*WHAT YOU ARE ASKED TO DO*
Return the first line, the line containing "from matplotlib.patches import", and every line between them, exactly as they stand.

Start of PROVIDED INFORMATION

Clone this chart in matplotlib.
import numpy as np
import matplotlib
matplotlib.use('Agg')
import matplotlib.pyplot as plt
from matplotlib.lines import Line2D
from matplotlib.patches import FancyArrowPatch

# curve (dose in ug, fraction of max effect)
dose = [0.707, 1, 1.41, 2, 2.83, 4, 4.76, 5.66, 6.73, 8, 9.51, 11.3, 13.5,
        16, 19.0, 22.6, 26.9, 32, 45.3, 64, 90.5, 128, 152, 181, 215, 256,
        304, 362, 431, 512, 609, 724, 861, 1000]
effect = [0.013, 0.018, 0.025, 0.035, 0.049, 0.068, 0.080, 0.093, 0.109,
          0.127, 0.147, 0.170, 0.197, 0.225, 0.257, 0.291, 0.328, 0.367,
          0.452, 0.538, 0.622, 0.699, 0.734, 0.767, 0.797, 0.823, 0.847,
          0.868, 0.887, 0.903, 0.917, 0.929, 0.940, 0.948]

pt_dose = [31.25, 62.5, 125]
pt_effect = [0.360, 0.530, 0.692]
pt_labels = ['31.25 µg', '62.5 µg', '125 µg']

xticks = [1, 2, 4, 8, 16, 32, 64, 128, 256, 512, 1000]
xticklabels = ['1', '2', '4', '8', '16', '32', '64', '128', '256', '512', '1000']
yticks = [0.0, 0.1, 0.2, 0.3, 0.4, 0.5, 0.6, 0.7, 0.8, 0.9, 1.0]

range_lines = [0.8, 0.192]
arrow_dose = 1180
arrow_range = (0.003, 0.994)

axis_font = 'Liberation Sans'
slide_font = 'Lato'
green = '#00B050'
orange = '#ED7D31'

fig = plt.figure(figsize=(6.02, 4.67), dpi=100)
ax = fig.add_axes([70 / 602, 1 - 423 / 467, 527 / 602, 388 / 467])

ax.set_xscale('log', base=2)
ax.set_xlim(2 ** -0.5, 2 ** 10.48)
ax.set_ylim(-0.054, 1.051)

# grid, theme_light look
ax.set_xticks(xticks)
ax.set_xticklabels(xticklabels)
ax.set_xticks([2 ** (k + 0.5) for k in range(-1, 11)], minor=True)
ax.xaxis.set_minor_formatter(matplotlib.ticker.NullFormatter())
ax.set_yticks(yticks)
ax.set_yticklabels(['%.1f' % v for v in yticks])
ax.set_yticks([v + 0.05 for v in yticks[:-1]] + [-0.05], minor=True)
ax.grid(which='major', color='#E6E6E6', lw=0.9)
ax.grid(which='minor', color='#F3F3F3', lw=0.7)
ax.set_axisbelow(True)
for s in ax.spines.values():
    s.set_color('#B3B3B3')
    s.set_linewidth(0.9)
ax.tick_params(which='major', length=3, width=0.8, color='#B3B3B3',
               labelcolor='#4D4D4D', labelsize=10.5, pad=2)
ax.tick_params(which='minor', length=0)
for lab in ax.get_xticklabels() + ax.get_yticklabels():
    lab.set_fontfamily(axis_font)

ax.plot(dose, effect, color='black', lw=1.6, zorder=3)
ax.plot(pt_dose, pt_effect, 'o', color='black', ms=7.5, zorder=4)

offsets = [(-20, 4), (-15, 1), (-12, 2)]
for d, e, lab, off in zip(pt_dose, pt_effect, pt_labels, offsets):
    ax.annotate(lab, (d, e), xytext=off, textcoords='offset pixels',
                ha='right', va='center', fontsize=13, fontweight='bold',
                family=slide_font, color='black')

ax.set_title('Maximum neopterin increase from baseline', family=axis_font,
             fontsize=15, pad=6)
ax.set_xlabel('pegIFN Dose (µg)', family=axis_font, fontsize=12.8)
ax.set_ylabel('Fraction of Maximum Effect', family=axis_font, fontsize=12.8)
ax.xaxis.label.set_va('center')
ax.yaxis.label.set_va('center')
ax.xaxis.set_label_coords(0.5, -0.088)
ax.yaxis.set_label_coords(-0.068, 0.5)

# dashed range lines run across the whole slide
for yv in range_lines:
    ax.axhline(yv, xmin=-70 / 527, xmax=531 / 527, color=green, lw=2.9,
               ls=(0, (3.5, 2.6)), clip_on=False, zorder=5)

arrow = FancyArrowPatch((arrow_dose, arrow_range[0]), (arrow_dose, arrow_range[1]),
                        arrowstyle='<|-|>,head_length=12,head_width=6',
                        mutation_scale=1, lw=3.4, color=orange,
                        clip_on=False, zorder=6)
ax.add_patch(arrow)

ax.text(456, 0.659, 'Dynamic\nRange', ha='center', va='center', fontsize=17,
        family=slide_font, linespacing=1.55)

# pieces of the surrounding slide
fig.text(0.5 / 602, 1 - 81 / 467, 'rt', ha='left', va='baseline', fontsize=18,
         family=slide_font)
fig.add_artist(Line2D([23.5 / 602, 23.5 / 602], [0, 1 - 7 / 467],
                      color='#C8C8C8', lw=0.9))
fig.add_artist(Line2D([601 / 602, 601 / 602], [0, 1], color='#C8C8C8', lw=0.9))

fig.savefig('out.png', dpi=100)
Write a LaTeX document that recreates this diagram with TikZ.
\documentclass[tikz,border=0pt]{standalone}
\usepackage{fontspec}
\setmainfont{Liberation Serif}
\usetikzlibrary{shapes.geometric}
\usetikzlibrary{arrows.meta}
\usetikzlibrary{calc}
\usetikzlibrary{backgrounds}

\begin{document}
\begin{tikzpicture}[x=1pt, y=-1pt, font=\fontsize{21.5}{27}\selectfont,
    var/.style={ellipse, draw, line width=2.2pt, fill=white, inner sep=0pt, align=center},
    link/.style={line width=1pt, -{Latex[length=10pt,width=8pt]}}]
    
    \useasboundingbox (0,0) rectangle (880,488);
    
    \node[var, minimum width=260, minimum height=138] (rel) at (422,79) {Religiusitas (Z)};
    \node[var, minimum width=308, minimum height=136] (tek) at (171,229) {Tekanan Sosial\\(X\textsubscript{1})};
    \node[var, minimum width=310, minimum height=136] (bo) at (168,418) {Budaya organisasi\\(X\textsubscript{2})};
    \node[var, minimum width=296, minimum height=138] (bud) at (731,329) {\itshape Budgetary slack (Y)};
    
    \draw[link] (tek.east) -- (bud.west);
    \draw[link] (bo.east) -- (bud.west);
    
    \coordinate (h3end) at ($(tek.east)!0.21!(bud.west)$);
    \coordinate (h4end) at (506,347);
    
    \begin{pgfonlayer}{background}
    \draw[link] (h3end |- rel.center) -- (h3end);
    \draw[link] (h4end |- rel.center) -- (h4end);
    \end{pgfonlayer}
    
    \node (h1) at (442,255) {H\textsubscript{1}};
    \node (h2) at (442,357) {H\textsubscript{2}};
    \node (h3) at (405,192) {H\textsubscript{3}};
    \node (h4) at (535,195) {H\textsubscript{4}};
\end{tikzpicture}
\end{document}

End of PROVIDED INFORMATION

*CORRECT RESULT*
Clone this chart in matplotlib.
import numpy as np
import matplotlib
matplotlib.use('Agg')
import matplotlib.pyplot as plt
from matplotlib.lines import Line2D
from matplotlib.patches import FancyArrowPatch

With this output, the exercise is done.